Reply to post:

Openreach boss Clive Selley wants Ofcom to wrap it up already

Adam Jarvis

Given Theresa May (that's Theresa with a 'Heil Hilter' H) is now in power. Separation of BTOpenreach all comes down to whether the Investigatory Powers Bill is better implemented by having a single Telecom Company (BT) in charge of UK's backhaul infrastructure, including most of the local loop, or splitting off BTOpenreach, will hinder this.

Its never been about competition, because there isn't any. Its a faux situation, at best. (que the replies, well anyone can set up their own Telecoms company. Someone has to pay for it - Ultrafast Broadband Rollout). It won't be BT risking its capital, because they don't need to, from where they are currently sitting, now owning EE aswell.

Investigatory Powers Bill is going to be a licence to print money for BT, because Government just can't keep their noses out of the rich metadata at stake here (and ultimately, control of People's lives), why would BT voluntarily invest their own money? Better to leave Governments to be forced to.

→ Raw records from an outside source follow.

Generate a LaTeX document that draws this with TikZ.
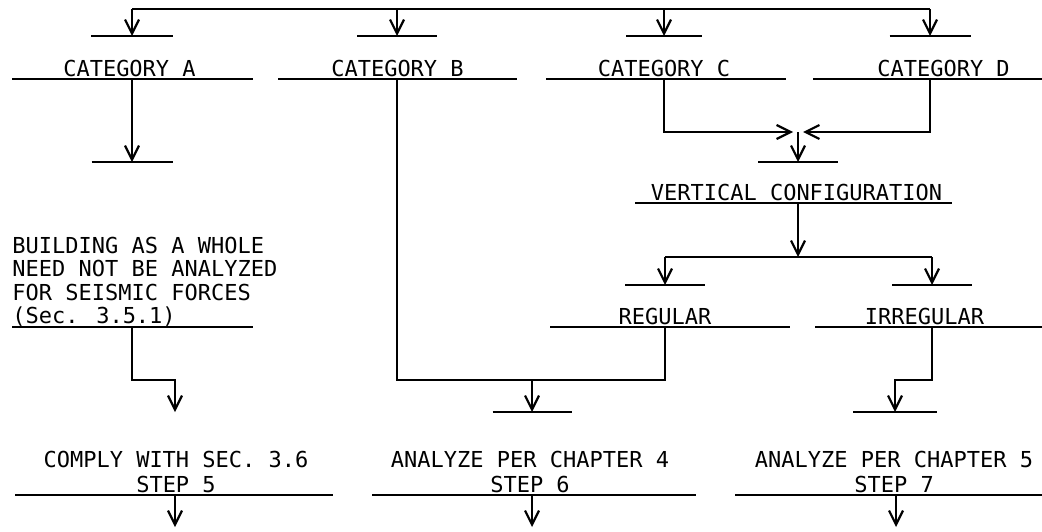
\documentclass[tikz,border=0pt]{standalone}
\usepackage{fontspec}
\newfontfamily\tw{DejaVu Sans Mono}
\usetikzlibrary{arrows.meta, positioning}

\begin{document}
\begin{tikzpicture}[x=0.5pt, y=-0.5pt,
    flow/.style={line width=0.8pt, -{Straight Barb[length=7pt, width=7pt, line width=1.1pt]}},
    wire/.style={line width=0.8pt},
    rule/.style={minimum width=#1*0.5pt, minimum height=0pt, inner sep=0pt, outer sep=0pt,
        append after command={(\tikzlastnode.west) edge[line width=1pt] (\tikzlastnode.east)}},
    lbl/.style={font=\tw\fontsize{11}{11.5}\selectfont, inner sep=0pt, text depth=0pt}]
    \useasboundingbox (0,0) rectangle (1042,531);

    % 1. Đường phân nhánh trên cùng và bốn vạch đón
    \coordinate (tl) at (132,9);
    \coordinate (tr) at (930,9);
    \node[rule=82] (ba) at (132,36) {};
    \node[rule=80] (bb) at (397,36) {};
    \node[rule=76] (bc) at (664,36) {};
    \node[rule=81] (bd) at (930,36) {};
    \draw[wire] (tl) -- (tr);
    \foreach \b in {ba,bb,bc,bd}
        \draw[flow] (\b |- tl) -- (\b);

    % 2. Bốn loại công trình
    \node[rule=241] (la) at (132.5,79) {};
    \node[rule=239] (lb) at (397.5,79) {};
    \node[rule=240] (lc) at (666,79) {};
    \node[rule=229] (ld) at (927.5,79) {};
    \node[lbl, above=1pt of la, xshift=-1.5pt] (catA) {CATEGORY A};
    \node[lbl, above=1pt of lb] (catB) {CATEGORY B};
    \node[lbl, above=1pt of lc, xshift=-1pt] (catC) {CATEGORY C};
    \node[lbl, above=1pt of ld, xshift=8pt] (catD) {CATEGORY D};

    % 3. Nhánh A
    \node[rule=81] (ba2) at (132,162) {};
    \draw[flow] (ba2 |- la) -- (ba2);
    \node[rule=241] (lw) at (132.5,327) {};
    \node[lbl, font=\tw\fontsize{11}{11.75}\selectfont, align=left, above right=1.5pt and 0pt of lw.west] (whole)
        {BUILDING AS A WHOLE\\NEED NOT BE ANALYZED\\FOR SEISMIC FORCES\\(Sec. 3.5.1)};

    % 4. Nhánh C, D gộp lại
    \coordinate (mg) at (798,132);
    \node[rule=80] (bv) at (798,162) {};
    \draw[flow] (bc |- lc) |- ([xshift=-2.5pt]mg);
    \draw[flow] (bd |- ld) |- ([xshift=2.5pt]mg);
    \draw[flow] (mg) -- (bv);
    \node[rule=317] (lv) at (793.5,203) {};
    \node[lbl, above=1pt of lv, xshift=1.5pt] (vert) {VERTICAL CONFIGURATION};

    % 5. Đều / không đều
    \coordinate (sp) at (798,257);
    \draw[flow] (sp |- lv) -- (sp);
    \node[rule=80] (br) at (665,285) {};
    \node[rule=80] (bi) at (932,285) {};
    \draw[wire] (br |- sp) -- (bi |- sp);
    \draw[flow] (br |- sp) -- (br);
    \draw[flow] (bi |- sp) -- (bi);
    \node[rule=240] (lr) at (670,327) {};
    \node[rule=227] (li) at (928.5,327) {};
    \node[lbl, above=1pt of lr, xshift=-2.5pt] (reg) {REGULAR};
    \node[lbl, above=1pt of li, xshift=-2pt] (irr) {IRREGULAR};

    % 6. Các nhánh đi xuống bước 5, 6, 7
    \coordinate (jr) at (532,380);
    \coordinate (c5) at (175,412);
    \node[rule=79] (b6) at (532,412) {};
    \node[rule=84] (b7) at (895,412) {};
    \draw[flow] (ba2 |- lw) |- (c5 |- jr) -- (c5);
    \draw[wire] (bb |- lb) |- (br |- jr) -- (br |- lr);
    \draw[flow] (jr) -- (b6);
    \draw[flow] (bi |- li) |- (b7 |- jr) -- (b7);

    % 7. Kết quả
    \node[rule=318] (l5) at (174,495) {};
    \node[rule=324] (l6) at (534,495) {};
    \node[rule=307] (l7) at (888.5,495) {};
    \node[lbl, font=\tw\fontsize{11}{12.5}\selectfont, align=center, above=1pt of l5, xshift=1pt] (s5)
        {COMPLY WITH SEC. 3.6\\STEP 5};
    \node[lbl, font=\tw\fontsize{11}{12.5}\selectfont, align=center, above=1pt of l6, xshift=-2pt] (s6)
        {ANALYZE PER CHAPTER 4\\STEP 6};
    \node[lbl, font=\tw\fontsize{11}{12.5}\selectfont, align=center, above=1pt of l7, xshift=2.75pt] (s7)
        {ANALYZE PER CHAPTER 5\\STEP 7};
    \coordinate (o5) at (175,527);
    \coordinate (o6) at (532,527);
    \coordinate (o7) at (896,527);
    \foreach \o/\l in {o5/l5, o6/l6, o7/l7}
        \draw[flow] (\o |- \l) -- (\o);
\end{tikzpicture}
\end{document}
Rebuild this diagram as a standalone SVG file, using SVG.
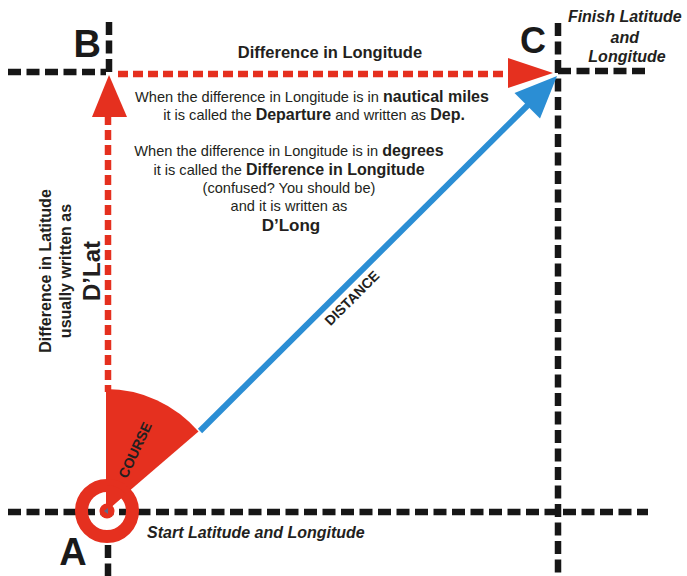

BT can just cherry-pick G.fast rollout, as little, as much as they like, 'upto' Mbps - BT have fitted a 'precision control' to the UK's broadband pipe by opting to re-use Legacy Copper/G.Fast technologies, to effectively obfuscate, make Superfast/Ultrafast Broadband appear like a limited resource, permiting obfuscated price gouging, under regulator supervision.

As ever, BT just hold the UK to ransom by sitting on their hands, until someone stumps up the money (Taxpayers in the form of BDUK etc) to upgrade the infrastructure and every solution for that upgrade put forward by BT (and pals at Ofcom who previously worked at BT) is biased towards BT's own Legacy copper or the constrained limits of such an Legacy copper based upgrade. i.e. 'upto' 100Mbps future targets for Ultrafast, often been mentioned, even by Government Ministers. BT have Government Ministers trained. Averages are always mentioned, which always skew the figures, ignoring rural rollouts/notspots.

As far as Ofcom's role - its never seems to about changing this, getting rid of the large legacy operator sitting on their hands, because so many at Ofcom have ex-BT vested interests. Going forward - that needs to be centre stage.

If BDUK investment hadn't have happened BT would be now sitting on a network with what amounts to (more and more towards) zero voice call revenue from its subscribers (assuming mobile networks took up the slack of poor fixed line broadband). BT can't have it both ways.

Things don't look good though. You only have to look at Amber Rudd in her role as Energy Secretary, the pathetic enforcement by Ofgem over her tenure. Ofgem is even worse than Ofcom, as a regulator.

Energy Utility companies with a blantant monopoly situation, customer service levels of dire proportions, excessive call times, inaccurate billing examples - yet no real action taken. Nearly every single major supplier under investigation with little in the way of real fines. No change at all.

The idea Amber Rudd is going to sort this out (the implementation of the intricate complex Investigatory Powers Bill) and have a definitive answer regards BTOpenreach has zero chance ever happening. I believe Theresa May has deliberately chosen a weak useless candidate, so she remains in control of the Home Office, regards the Investigatory Powers Bill.

Hence, even though BTOpenreach should be split off, it won't be.

Amber Rudd is a mouthpiece of utter conjecture most of the time. She's not about to change her spots.